Pinho garante que Salgado não orquestrou nomeação de Mexia

O antigo ministro nega ainda que Ricardo Salgado tenha orquestrado a sua ida para o Governo ou a nomeação de António Mexia na EDP e acusa os procuradores do Ministério Público de constituírem arguidos apenas para pararem os prazos de prescrição e ganharem tempo “para ir buscar material a notícias publicadas na imprensa e nas redes sociais e a outros processos em investigação de maneira a criar um caso”.

“Ricardo Salgado não teve rigorosamente nada a ver com a nomeação de António Mexia. Zero. Não vale a pena irem por aí porque não vão chegar a lado nenhum. Há muitas testemunhas que o podem confirmar. Isto quer dizer que Ricardo Salgado e o BES não têm rigorosamente nada a ver com o caso EDP, que diz respeito a supostos favorecimentos que nunca existiram”.

Manuel Pinto, culpa ainda na declaração que fez no DCIAP os procuradores pelo atraso do processo, avançando com uma explicação: “Quando constituíram arguidos há 4 anos, não tinham apurado nada, rigorosamente nada, sobre o caso que estavam a investigar, nem sobre os suspeitos. Não sou eu que o digo, basta consultar o processo”.

Por fim aborda ainda a questão de ter sido convidado pela universidade de Columbia — o MP diz que não o teria feito sem ser por imposição da EDP e do Mexia –, rejeitando tais compadrios.

Uma pessoa pode ensinar por vocação, por querer deixar um legado através dos seus alunos, por dinheiro ou por vaidade. No que me respeita, ensinar permitiu-me deixar um legado a largas centenas de jovens excecionalmente talentosos relativamente á importância de nos livrarmos dos combustíveis fósseis para evitar danos irreversíveis no planeta em que vivemos”, refere na declaração.

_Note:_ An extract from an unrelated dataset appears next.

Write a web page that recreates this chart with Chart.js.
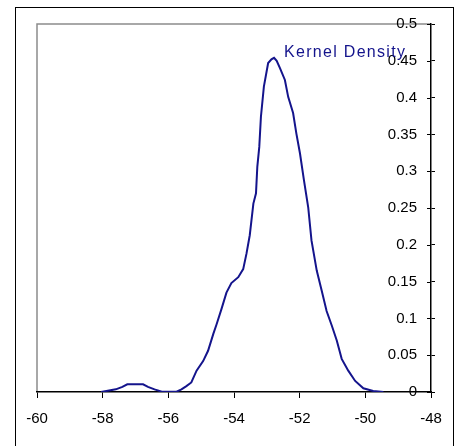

Revelando estar a preparar o lançamento de um livro com o título precisamente de “Confinado”, Pinho reforçou no seu novo site viver “confinado em resultado de estar a ser investigado há nove anos sobre supostos favorecimentos à EDP em 2007, quando [foi] ministro (2005- 2009) e da campanha difamatória de que [foi] alvo”.